--- WRITTEN INSTRUCTION ---
Retype the lines beneath this one, from the first through the line containing "const cx = 165, cy". Pictures are left out.

--- GIVEN INFORMATION ---
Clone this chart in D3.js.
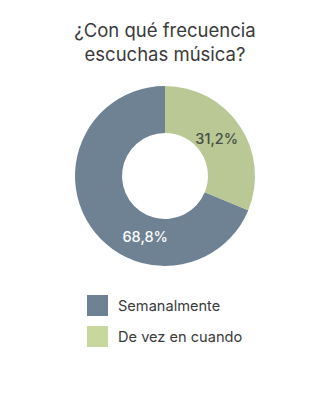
<!DOCTYPE html>
<html>
<head>
<meta charset="utf-8">
<script src="https://cdn.jsdelivr.net/npm/d3@7"></script>
<style>
  html, body { margin: 0; padding: 0; background: #ffffff; }
  svg { display: block; font-family: Inter, "Noto Sans", sans-serif; }
</style>
</head>
<body>
<svg id="chart" width="330" height="398"></svg>
<script>
const titleLines = ["¿Con qué frecuencia", "escuchas música?"];
const categories = ["Semanalmente", "De vez en cuando"];
const values = [68.8, 31.2];
const colors = ["#6e8294", "#bac896"];
const legendColors = ["#6e8294", "#c8d79b"];
const labelColors = ["#ffffff", "#464f45"];
// where each value label sits along its slice (0 = slice start, 1 = slice end)
const labelFrac = [0.654, 0.52];

const svg = d3.select("#chart");
const cx = 165, cy = 176, outerR = 90, innerR = 43, labelR = 64;

svg.append("g")
  .selectAll("text")
  .data(titleLines)
  .join("text")
  .attr("x", 165)
  .attr("y", (d, i) => 37 + i * 24)
  .attr("text-anchor", "middle")
  .attr("font-size", 18.5)
  .attr("fill", "#3a3a3a")
  .text(d => d);

const data = categories.map((c, i) => ({
  category: c, value: values[i], color: colors[i],
  legendColor: legendColors[i], labelColor: labelColors[i], frac: labelFrac[i]
}));

// slices laid out from 12 o'clock, the second one on the right-hand side
const pie = d3.pie().value(d => d.value).sort(null).startAngle(2 * Math.PI).endAngle(0);
const arcs = pie(data);
const arc = d3.arc().innerRadius(innerR).outerRadius(outerR);

const g = svg.append("g").attr("transform", `translate(${cx},${cy})`);
g.selectAll("path")
  .data(arcs)
  .join("path")
  .attr("d", arc)
  .attr("fill", d => d.data.color);

g.selectAll("text")
  .data(arcs)
  .join("text")
  .attr("transform", d => {
    const a = d.startAngle + (d.endAngle - d.startAngle) * d.data.frac;
    return `translate(${labelR * Math.sin(a)},${-labelR * Math.cos(a)})`;
  })
  .attr("text-anchor", "middle")
  .attr("dy", "0.36em")
  .attr("font-size", 14.5)
  .attr("font-weight", 500)
  .attr("fill", d => d.data.labelColor)
  .text(d => d3.format(".1f")(d.data.value).replace(".", ",") + "%");

const legend = svg.append("g").attr("transform", "translate(87,295)");
const item = legend.selectAll("g")
  .data(data)
  .join("g")
  .attr("transform", (d, i) => `translate(0,${i * 31})`);
item.append("rect")
  .attr("width", 21)
  .attr("height", 21)
  .attr("fill", d => d.legendColor);
item.append("text")
  .attr("x", 31)
  .attr("y", 11)
  .attr("dy", "0.36em")
  .attr("font-size", 14.6)
  .attr("fill", "#3a3a3a")
  .text(d => d.category);
</script>
</body>
</html>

--- EXERCISE OUTPUT ---
Clone this chart in D3.js.
<!DOCTYPE html>
<html>
<head>
<meta charset="utf-8">
<script src="https://cdn.jsdelivr.net/npm/d3@7"></script>
<style>
  html, body { margin: 0; padding: 0; background: #ffffff; }
  svg { display: block; font-family: Inter, "Noto Sans", sans-serif; }
</style>
</head>
<body>
<svg id="chart" width="330" height="398"></svg>
<script>
const titleLines = ["¿Con qué frecuencia", "escuchas música?"];
const categories = ["Semanalmente", "De vez en cuando"];
const values = [68.8, 31.2];
const colors = ["#6e8294", "#bac896"];
const legendColors = ["#6e8294", "#c8d79b"];
const labelColors = ["#ffffff", "#464f45"];
// where each value label sits along its slice (0 = slice start, 1 = slice end)
const labelFrac = [0.654, 0.52];

const svg = d3.select("#chart");
const cx = 165, cy = 176, outerR = 90, innerR = 43, labelR = 64;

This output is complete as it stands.